More relevant than ever, The Revolution of Everyday Life, written by Raoul Vaneigem in the late 60s, is a far easier read than the similair work by Debord, The Society of the Spectacle. It attempts to dissect the complex web of consumerism that we’re all caught up in and provide a few pointers to what an authentic life looks like in the face of such a sophisticated and effective onslaught—an onslaught that amounts to a commoditization of human life. Call him a leftist, pinko, or whatever, his call for a return to a more spiritual approach to life seems ironic but is not. I think it’s just an example of how we all yearn for the same things, regardless of the stories we tell ourselves.
Monday, September 25, 2006
4 8 15 16 23 42...

I never watch TV, except when I do. Usually, I prefer to relax in the evenings with literature and classical music (on the radio at 88.7, KAGU, it just keeps on rolling).
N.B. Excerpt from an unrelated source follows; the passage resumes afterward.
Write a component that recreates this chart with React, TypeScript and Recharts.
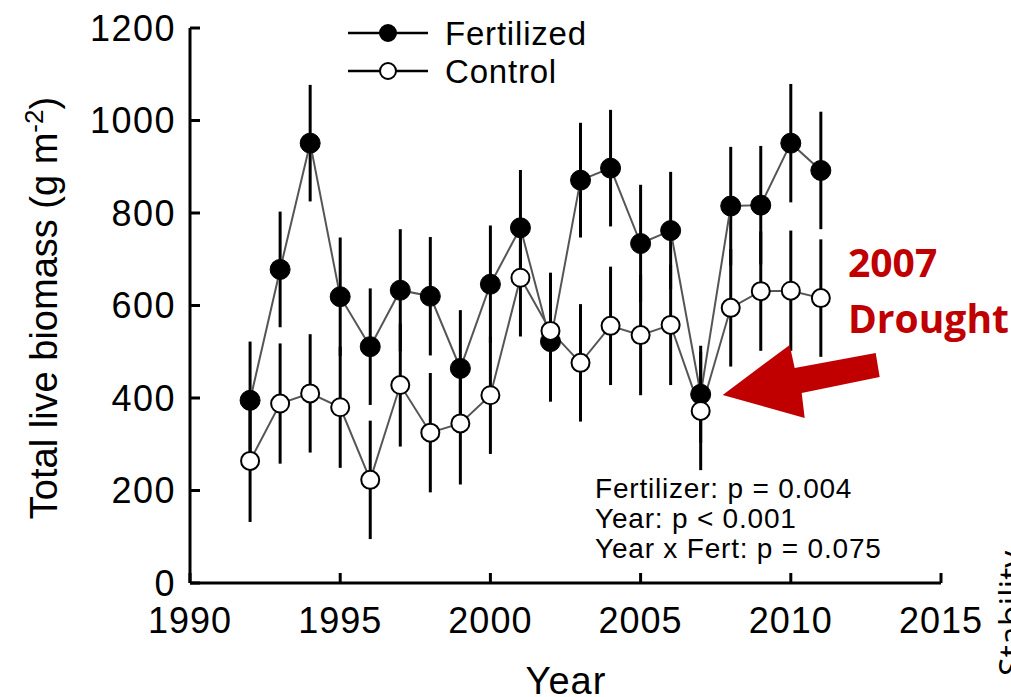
import {
  LineChart,
  Line,
  XAxis,
  YAxis,
  ErrorBar,
  Legend,
  ReferenceDot,
} from 'recharts'

/* values (g m-2) */
const years = [1992, 1993, 1994, 1995, 1996, 1997, 1998, 1999, 2000, 2001,
  2002, 2003, 2004, 2005, 2006, 2007, 2008, 2009, 2010, 2011]
const fertilized = [395, 678, 951, 619, 511, 633, 620, 464, 646, 768,
  522, 871, 897, 734, 762, 408, 815, 817, 951, 892]
const fertilizedErr = [127, 125, 126, 128, 126, 132, 128, 126, 127, 125,
  130, 124, 126, 127, 127, 105, 128, 128, 128, 127]
const control = [264, 388, 410, 380, 223, 428, 325, 345, 406, 660,
  545, 476, 556, 536, 558, 372, 595, 631, 632, 616]
const controlErr = [132, 130, 128, 131, 128, 133, 129, 132, 127, 127,
  126, 127, 128, 130, 130, 128, 127, 129, 130, 127]

const xTicks = [1990, 1995, 2000, 2005, 2010, 2015]
const yTicks = [0, 200, 400, 600, 800, 1000, 1200]
const statLines = ['Fertilizer: p = 0.004', 'Year: p < 0.001', 'Year x Fert: p = 0.075']

const FONT = '"Liberation Sans", Arial, sans-serif'
const RED = '#c00000'

const data = years.map((y, i) => ({
  year: y,
  fert: fertilized[i],
  fertErr: fertilizedErr[i],
  ctrl: control[i],
  ctrlErr: controlErr[i],
}))

function LegendBox() {
  const rows = [
    { name: 'Fertilized', fill: '#000' },
    { name: 'Control', fill: '#fff' },
  ]
  return (
    <svg width={280} height={80}>
      {rows.map((r, i) => {
        const cy = 25 + i * 38
        return (
          <g key={r.name}>
            <line x1={8} x2={88} y1={cy} y2={cy} stroke="#000" strokeWidth={2.5} />
            <circle cx={48} cy={cy} r={8} fill={r.fill} stroke="#000" strokeWidth={2} />
            <text x={105} y={cy + 11.5} fontSize={33} fontFamily={FONT} fill="#000" letterSpacing={0.8}>
              {r.name}
            </text>
          </g>
        )
      })}
    </svg>
  )
}

// red arrow pointing at the 2007 control point
function DroughtArrow(props: any) {
  const tx = props.cx + 22
  const ty = props.cy - 16
  const pts = [
    [0, 0], [67, -50], [72, -27], [153, -42], [157, -18], [79, -2], [82, 23],
  ].map(([dx, dy]) => `${tx + dx},${ty + dy}`).join(' ')
  return <polygon points={pts} fill={RED} />
}

export default function App() {
  return (
    <div style={{ position: 'fixed', left: 0, top: 0, width: 1011, height: 697, overflow: 'hidden', background: '#fff' }}>
      <LineChart
        width={1011}
        height={697}
        data={data}
        margin={{ top: 28, right: 70, left: 90, bottom: 54 }}
      >
        <XAxis
          dataKey="year"
          type="number"
          domain={[1990, 2015]}
          ticks={xTicks}
          height={60}
          tickSize={-10}
          tickMargin={34}
          axisLine={{ stroke: '#000', strokeWidth: 3 }}
          tickLine={{ stroke: '#000', strokeWidth: 3 }}
          tick={{ fill: '#000', fontSize: 36, fontFamily: FONT, letterSpacing: 1 }}
        />
        <YAxis
          type="number"
          domain={[0, 1200]}
          ticks={yTicks}
          width={100}
          tickSize={-10}
          tickMargin={24}
          axisLine={{ stroke: '#000', strokeWidth: 3 }}
          tickLine={{ stroke: '#000', strokeWidth: 3 }}
          tick={{ fill: '#000', fontSize: 36, fontFamily: FONT, letterSpacing: 1.5 }}
        />

        <Legend
          layout="vertical"
          align="center"
          verticalAlign="middle"
          content={() => <LegendBox />}
          wrapperStyle={{ left: 340, top: 8, width: 280, height: 80 }}
        />

        <Line
          dataKey="fert"
          stroke="#555"
          strokeWidth={2}
          dot={{ r: 10, fill: '#000', stroke: '#000', strokeWidth: 1 }}
          isAnimationActive={false}
        >
          <ErrorBar dataKey="fertErr" width={0} stroke="#000" strokeWidth={3} />
        </Line>
        <Line
          dataKey="ctrl"
          stroke="#555"
          strokeWidth={2}
          dot={{ r: 9, fill: '#fff', stroke: '#000', strokeWidth: 2 }}
          isAnimationActive={false}
        >
          <ErrorBar dataKey="ctrlErr" width={0} stroke="#000" strokeWidth={3} />
        </Line>

        <ReferenceDot x={2007} y={372} shape={DroughtArrow} />

        {/* axis titles */}
        <text
          x={57}
          y={308}
          transform="rotate(-90 57 308)"
          textAnchor="middle"
          fontSize={38}
          fontFamily={FONT}
          fill="#000"
        >
          Total live biomass (g m<tspan dy={-14} fontSize={26}>-2</tspan><tspan dy={14}>)</tspan>
        </text>
        <text x={566} y={694} textAnchor="middle" fontSize={38} fontFamily={FONT} fill="#000" letterSpacing={1}>
          Year
        </text>

        {/* stats */}
        {statLines.map((s, i) => (
          <text key={s} x={595} y={498 + i * 30} fontSize={28} fontFamily={FONT} fill="#000" letterSpacing={0.8}>
            {s}
          </text>
        ))}

        {/* drought note */}
        <text x={848} y={277} fontSize={39} fontWeight="bold" fontFamily='"Open Sans", sans-serif' fill={RED}>
          2007
        </text>
        <text x={848} y={333} fontSize={39} fontWeight="bold" fontFamily='"Open Sans", sans-serif' fill={RED}>
          Drought
        </text>

        {/* neighbouring panel label cut at the edge */}
        <text
          x={1024}
          y={676}
          transform="rotate(-90 1024 676)"
          fontSize={34}
          fontFamily='"Open Sans", sans-serif'
          fill="#000"
        >
          Stability
        </text>
      </LineChart>
    </div>
  )
}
Now that may seem pretentious, but I’ve found that if you try hard enough, you actually become pretentious, and then it’s OK, sort of.
Enough of that…it turns out that watching a hit TV show on DVD is a splendid way to keep up. You can watch a whole season in a matter of days. I find the pacing of a weekly TV show interesting as it’s so different from a movie, and something you don’t really notice until you watch the TV show like a movie, a really long, digressive movie. An unfair comparison perhaps: a movie has about 2 hours to wrap everything up, a TV series keeps on rolling until the ad $$ dry up.
Lost is kind of like a cross between Mysterious Island, The Magus, and Survivor (with guns). With one cliffhanger after another, all you have to do is click to the next episode to see the (partial) resolution. I’m totally hooked, but after 25-30 episodes of season 1 and now most of season 2, I’m getting a little bit itchy as to what it’s all about. I mean, how can long can they string this thing out? The downside of watching via DVD is that the next set of DVDs is a year away, so you forget a lot about the show.
Friday, September 22, 2006
Never buy from Amazon…

TV on the Radio

Wednesday, September 13, 2006
Ivan Illich

He prose can be relatively dense and difficult to decipher, but not always:
‘I believe that a desirable future depends on our deliberately choosing a life of action over a life of consumption, on our engendering a lifestyle which will enable us to be spontaneous, independent, yet related to each other, rather than maintaining a lifestyle which only allows to make and unmake, produce and consume - a style of life which is merely a way station on the road to the depletion and pollution of the environment. The future depends more upon our choice of institutions which support a life of action than on our developing new ideologies and technologies. (Illich 1973a: 57)’
Yea-he's the man-pick up a used copy at Amazon or read more about him here.
---"Man must choose whether to be rich in things or in the freedom to use them” Ivan Illich
Saturday, September 02, 2006
La Puerca Gigante

Friday, September 01, 2006
El Gallo Giro

I especially like the self-serve salsa bar, as it's the best salsa bar in town and one of the best I've seen anywhere. Today they had guacamole, carrots, salsa fresca, salsa roja, salsa verde, mild salsa, a fresh chipolte salsa (the best of the lot), and a pickled jalapeno/onion mix. It changes from day to day; some days they’ll have a fresh jalapeno/onion/cilantro mix or a genuine habanero salsa (really, really spicy, so be careful, but oh so good!).
They are located on the corner of 3rd and Freya, attached to the gas station.
The plastic building...


Yesterday Kerry took me down the stairs to the west of the building that lead the way into Peaceful Valley, an old, quaint neighborhood on the river. There were homeless kids (actually young adults, I suppose) living in the woods along the stairway. When we went back to the plastic building it felt very peculiar that they were in the woods and we were ‘safe’ in this plastic citadel.